8 thoughts on “Worst. Pareidolia. Ever.

  1. If anything it looks scary to me, that white patch at the top of the photo looks like a skull to me. Im really starting to think that these people have a mental disorder. Over at rationalresponders.com they think that religion is a mental disorder. What do you think of that, Les. I’m on the fence about whether religion should be considered a mental disorder, though the jesus pareidolia freaks definately are mental.

  2. I think religious belief is a form of delusion, but for most people it’s no worse than many other forms of delusion humans tend to be prone to such as wishful thinking.  Which isn’t to say it’s a good thing that I think should be encouraged, just that I don’t rate it on par with schizophrenia or something along those lines.

    I do think some folks are a little crazy to begin with and their religious beliefs feed into that, but those are the exceptions more so than the rule in my experience.

  3. blank stare …i know i don know you but…

    …ITS A BUMP…ON A TREE!!!!!

    MAN! Some people are stupid… well, i can see that some people will say anything is something relious if it keeps them frm (forced to stop typing at this point…)

  4. Jack Skellington, maybe? 
    I wonder if trees ever get sick of having loonies staring at their blemishes.  Why don’t believers look for signs and wonders on their own bodies?  “Look at little Jimmy’s birthmark- it looks just like the crucifixion!  And those liver spots on Grandma’s arm form the Blessed Virgin!  And this irregular mole I have looks just like John the Baptist’s head!  What?  You think I should have it removed?  Are you crazy?!?!”

  5. I personally see one of those giant brain martians from Mars Attacks! in the part at the top.

    In any event, I don’t think religion is a mental illness like say schizophrenia for most people. I think it’s a mental illness like most neurotic tendencies (for example, mild obsessive compulsive disorder) in most people. We all have neurosis, and perhaps the tendency to be overly credulous when presented with something like religion by authority is just one of the shared neurotic tendencies of the human brain.  One might even argue that it’s an artifact of our simian ancestors tendency to yield to authority within a troop (such as the case in modern groups of apes).  If that is the case, it’s just an extension of our tribal tendencies that most people still actively embrace. 

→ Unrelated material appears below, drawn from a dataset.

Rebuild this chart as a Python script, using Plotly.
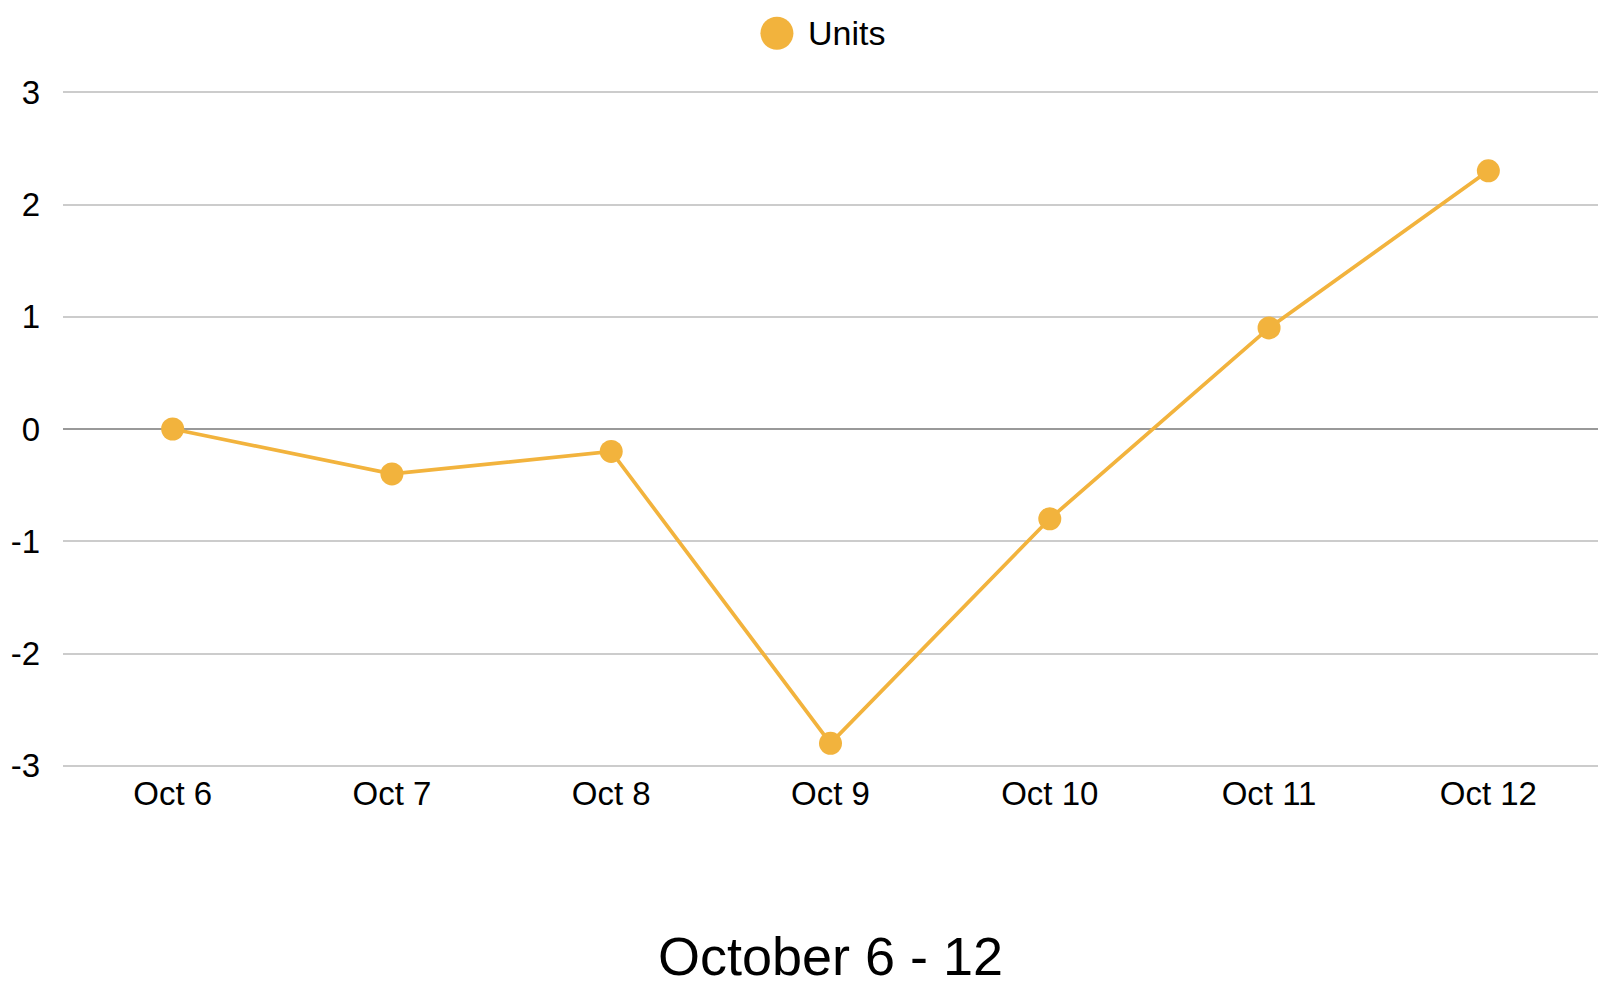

    Of course, some people are totally delusional in their religion, but I think too they might be suffering from extreme cognitive dissonance, schizophrenia, borderline personality disorder or other serious mental problems when they start falling into the “batshit crazy” sort of religion.

    Pareidolia, religious or otherwise (ever notice how some cars look like they have faces on the front?) is just an artifact of our brain that everyone does to some extent or another and really shouldn’t be considered mental illness.

  6. I’m on the fence about whether religion should be considered a mental disorder, though the jesus pareidolia freaks definately are mental.

    Xav, I tend to agree with Les. I think, though, that we are brought to believe a lot of patently crazy things because a) because we are taught to trust authority and emotive responses (like when you’re a kid and “you know you’ve done wrong”, where “wrong” is defined by an authority figure) and b) because we’re already wacky to begin with.

    Give a guy who worships the God of Hippies a chance at this tree, and it won’t take many guesses to know what he sees. What differs different mindsets is about the experience of that person. Religions offer attempts to coagulate that collective experience into something coherent, which is, perhaps, why so many are incoherent.

  7. Here’s the REALLY stupid thing about these sightings… even if they did once exist, no one knows what Jesus or the Virgin Mary looks like.

    Most of the representations that we are familiar with were painted in the previous 3 or 4 centuries, usually by Italian or Byzantine painters who used models of middle-European appearance.

    If that is the case, how can anyone say they have seen a likeness? The stupidity of the human race appalls me. I’m off to another planet; i’ll come back when it’s safe to do so.